Exercise goal:
Take the entries below and print only the lines from the one with "Clone this chart in matplotlib." through the one with "plt.rcParams['font.family'] = ['Liberation", exactly as they stand, both ends included.

--- START Data in this exercise ---

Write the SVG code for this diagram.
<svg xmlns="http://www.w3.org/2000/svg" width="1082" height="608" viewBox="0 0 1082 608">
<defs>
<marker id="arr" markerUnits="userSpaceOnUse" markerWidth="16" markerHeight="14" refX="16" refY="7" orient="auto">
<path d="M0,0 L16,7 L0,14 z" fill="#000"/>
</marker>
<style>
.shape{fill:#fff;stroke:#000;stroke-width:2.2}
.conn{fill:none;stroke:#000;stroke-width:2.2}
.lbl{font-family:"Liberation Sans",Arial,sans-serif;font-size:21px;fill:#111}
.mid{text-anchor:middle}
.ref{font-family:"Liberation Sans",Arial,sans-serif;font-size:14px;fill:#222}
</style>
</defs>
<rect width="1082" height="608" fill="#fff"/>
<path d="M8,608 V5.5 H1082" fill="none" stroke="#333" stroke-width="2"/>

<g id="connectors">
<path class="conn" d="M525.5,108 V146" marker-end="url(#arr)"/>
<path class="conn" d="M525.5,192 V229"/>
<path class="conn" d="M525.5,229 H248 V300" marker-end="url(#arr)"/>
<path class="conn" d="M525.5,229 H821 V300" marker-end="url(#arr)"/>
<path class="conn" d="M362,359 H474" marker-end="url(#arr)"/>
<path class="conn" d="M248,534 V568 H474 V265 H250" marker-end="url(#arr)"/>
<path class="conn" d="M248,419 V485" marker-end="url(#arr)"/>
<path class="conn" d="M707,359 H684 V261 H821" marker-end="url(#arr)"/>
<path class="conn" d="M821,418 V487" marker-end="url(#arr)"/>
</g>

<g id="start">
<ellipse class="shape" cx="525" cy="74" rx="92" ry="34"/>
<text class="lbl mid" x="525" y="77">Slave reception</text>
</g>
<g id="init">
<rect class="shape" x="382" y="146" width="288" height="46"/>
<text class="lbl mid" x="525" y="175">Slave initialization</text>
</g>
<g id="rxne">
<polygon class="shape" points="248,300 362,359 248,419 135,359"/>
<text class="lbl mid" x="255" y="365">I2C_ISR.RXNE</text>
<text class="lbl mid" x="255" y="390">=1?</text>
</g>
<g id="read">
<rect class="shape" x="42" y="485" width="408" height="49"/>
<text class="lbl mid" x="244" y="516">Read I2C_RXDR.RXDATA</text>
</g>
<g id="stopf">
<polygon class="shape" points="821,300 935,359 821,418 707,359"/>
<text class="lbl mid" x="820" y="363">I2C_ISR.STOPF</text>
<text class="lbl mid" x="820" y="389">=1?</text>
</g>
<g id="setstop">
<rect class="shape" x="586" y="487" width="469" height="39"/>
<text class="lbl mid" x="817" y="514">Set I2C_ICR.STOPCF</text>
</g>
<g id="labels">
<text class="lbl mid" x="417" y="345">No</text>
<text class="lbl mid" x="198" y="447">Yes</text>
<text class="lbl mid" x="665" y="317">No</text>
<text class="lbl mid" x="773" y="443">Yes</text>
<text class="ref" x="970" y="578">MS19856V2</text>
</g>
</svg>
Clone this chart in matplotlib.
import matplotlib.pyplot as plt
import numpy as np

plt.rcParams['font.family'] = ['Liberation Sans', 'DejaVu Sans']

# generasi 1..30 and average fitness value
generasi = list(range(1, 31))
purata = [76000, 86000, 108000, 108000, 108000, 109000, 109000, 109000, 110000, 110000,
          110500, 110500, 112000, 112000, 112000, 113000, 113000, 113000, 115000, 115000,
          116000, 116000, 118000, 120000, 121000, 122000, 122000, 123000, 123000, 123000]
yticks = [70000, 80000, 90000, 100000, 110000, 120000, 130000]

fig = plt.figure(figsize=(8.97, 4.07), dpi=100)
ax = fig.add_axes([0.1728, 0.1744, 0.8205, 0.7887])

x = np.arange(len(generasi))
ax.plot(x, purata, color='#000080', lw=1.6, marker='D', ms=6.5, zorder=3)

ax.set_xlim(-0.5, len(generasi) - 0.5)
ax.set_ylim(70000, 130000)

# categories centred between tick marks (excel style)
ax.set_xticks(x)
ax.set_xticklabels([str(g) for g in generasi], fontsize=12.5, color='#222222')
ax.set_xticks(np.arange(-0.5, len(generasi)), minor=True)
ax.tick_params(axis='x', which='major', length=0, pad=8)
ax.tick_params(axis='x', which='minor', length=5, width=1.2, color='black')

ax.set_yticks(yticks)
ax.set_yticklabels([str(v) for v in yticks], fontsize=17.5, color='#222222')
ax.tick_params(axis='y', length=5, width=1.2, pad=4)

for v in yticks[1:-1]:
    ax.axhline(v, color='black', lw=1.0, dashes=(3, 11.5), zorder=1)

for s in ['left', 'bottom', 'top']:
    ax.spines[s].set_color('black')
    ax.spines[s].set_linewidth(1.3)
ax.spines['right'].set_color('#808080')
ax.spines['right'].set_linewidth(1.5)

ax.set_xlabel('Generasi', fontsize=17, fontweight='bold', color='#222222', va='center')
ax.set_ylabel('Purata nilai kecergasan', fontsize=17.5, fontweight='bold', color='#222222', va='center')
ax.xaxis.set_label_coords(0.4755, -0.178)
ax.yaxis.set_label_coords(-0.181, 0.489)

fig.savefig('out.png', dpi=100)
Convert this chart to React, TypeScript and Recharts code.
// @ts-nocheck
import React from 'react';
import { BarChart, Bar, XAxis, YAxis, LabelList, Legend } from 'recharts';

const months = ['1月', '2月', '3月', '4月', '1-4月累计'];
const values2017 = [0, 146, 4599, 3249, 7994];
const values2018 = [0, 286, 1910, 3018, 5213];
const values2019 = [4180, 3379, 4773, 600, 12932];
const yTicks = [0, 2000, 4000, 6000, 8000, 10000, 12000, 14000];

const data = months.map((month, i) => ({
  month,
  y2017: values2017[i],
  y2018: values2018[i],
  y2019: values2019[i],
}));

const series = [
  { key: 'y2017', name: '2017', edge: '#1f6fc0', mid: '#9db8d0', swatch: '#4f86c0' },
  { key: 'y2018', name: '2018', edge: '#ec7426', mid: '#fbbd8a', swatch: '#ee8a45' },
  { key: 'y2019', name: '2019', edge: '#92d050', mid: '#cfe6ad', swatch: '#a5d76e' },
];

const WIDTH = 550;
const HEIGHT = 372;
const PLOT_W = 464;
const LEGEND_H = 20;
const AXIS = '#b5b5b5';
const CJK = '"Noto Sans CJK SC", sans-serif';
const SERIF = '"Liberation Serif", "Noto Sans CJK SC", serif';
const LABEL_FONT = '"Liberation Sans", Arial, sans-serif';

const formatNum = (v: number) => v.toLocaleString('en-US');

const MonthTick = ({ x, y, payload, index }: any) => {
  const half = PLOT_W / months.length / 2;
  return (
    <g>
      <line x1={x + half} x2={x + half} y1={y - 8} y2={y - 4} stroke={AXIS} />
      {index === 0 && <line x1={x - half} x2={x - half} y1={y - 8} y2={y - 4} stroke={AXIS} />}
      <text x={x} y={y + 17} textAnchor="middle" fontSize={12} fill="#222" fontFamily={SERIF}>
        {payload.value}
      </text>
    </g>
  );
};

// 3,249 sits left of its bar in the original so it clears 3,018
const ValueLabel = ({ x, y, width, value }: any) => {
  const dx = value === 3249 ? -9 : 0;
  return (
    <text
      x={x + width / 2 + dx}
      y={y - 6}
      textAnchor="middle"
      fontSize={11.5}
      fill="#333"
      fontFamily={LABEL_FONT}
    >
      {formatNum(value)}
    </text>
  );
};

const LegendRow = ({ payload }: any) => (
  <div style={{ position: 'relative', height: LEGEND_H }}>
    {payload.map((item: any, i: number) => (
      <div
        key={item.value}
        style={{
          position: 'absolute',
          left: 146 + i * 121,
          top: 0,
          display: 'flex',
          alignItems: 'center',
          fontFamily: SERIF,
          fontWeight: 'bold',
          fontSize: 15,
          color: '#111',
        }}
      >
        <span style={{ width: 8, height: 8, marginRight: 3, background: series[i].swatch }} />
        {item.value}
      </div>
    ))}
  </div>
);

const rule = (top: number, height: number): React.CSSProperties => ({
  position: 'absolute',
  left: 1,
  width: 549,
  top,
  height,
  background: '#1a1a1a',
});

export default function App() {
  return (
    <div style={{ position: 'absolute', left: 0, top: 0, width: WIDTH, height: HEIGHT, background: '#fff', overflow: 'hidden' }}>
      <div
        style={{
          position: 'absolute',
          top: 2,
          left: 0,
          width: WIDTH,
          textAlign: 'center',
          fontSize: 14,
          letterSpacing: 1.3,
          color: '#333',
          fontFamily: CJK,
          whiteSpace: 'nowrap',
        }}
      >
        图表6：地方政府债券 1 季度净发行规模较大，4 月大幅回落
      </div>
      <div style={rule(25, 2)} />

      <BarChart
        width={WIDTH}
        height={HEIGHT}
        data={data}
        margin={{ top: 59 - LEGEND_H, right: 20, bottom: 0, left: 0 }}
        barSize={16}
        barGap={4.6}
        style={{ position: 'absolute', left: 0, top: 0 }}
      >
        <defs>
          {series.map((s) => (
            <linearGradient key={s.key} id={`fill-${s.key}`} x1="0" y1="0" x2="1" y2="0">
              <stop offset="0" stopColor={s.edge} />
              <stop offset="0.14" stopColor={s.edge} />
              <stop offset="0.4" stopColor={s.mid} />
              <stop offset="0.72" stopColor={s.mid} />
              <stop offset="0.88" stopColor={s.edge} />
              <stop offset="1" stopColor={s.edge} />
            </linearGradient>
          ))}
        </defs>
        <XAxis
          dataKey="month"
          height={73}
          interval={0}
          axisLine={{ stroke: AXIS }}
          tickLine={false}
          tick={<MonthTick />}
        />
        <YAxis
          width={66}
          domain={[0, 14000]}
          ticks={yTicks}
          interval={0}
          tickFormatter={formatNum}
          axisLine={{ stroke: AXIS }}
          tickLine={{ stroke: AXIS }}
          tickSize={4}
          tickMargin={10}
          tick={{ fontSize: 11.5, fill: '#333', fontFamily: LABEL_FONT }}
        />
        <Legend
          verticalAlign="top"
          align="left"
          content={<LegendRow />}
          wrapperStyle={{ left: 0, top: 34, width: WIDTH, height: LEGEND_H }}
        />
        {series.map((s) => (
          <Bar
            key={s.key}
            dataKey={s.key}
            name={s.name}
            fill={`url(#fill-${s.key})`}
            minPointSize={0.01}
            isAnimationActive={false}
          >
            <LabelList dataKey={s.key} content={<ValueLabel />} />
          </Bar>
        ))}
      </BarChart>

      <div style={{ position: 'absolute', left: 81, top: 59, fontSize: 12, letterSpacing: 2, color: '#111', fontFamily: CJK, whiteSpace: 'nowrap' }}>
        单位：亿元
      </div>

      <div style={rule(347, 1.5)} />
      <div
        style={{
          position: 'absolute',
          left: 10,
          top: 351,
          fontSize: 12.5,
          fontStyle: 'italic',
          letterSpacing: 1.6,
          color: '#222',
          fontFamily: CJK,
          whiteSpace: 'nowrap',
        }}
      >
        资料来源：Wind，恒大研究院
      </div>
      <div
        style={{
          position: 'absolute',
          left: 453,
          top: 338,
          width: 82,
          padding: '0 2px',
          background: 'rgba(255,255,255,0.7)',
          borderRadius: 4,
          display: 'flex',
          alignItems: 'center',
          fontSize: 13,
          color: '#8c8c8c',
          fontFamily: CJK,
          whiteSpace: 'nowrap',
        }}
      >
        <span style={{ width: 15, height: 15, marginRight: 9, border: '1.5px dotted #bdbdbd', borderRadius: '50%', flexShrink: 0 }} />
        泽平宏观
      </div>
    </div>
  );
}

--- END Data in this exercise ---

Output for this exercise:
Clone this chart in matplotlib.
import matplotlib.pyplot as plt
import numpy as np

plt.rcParams['font.family'] = ['Liberation Sans', 'DejaVu Sans']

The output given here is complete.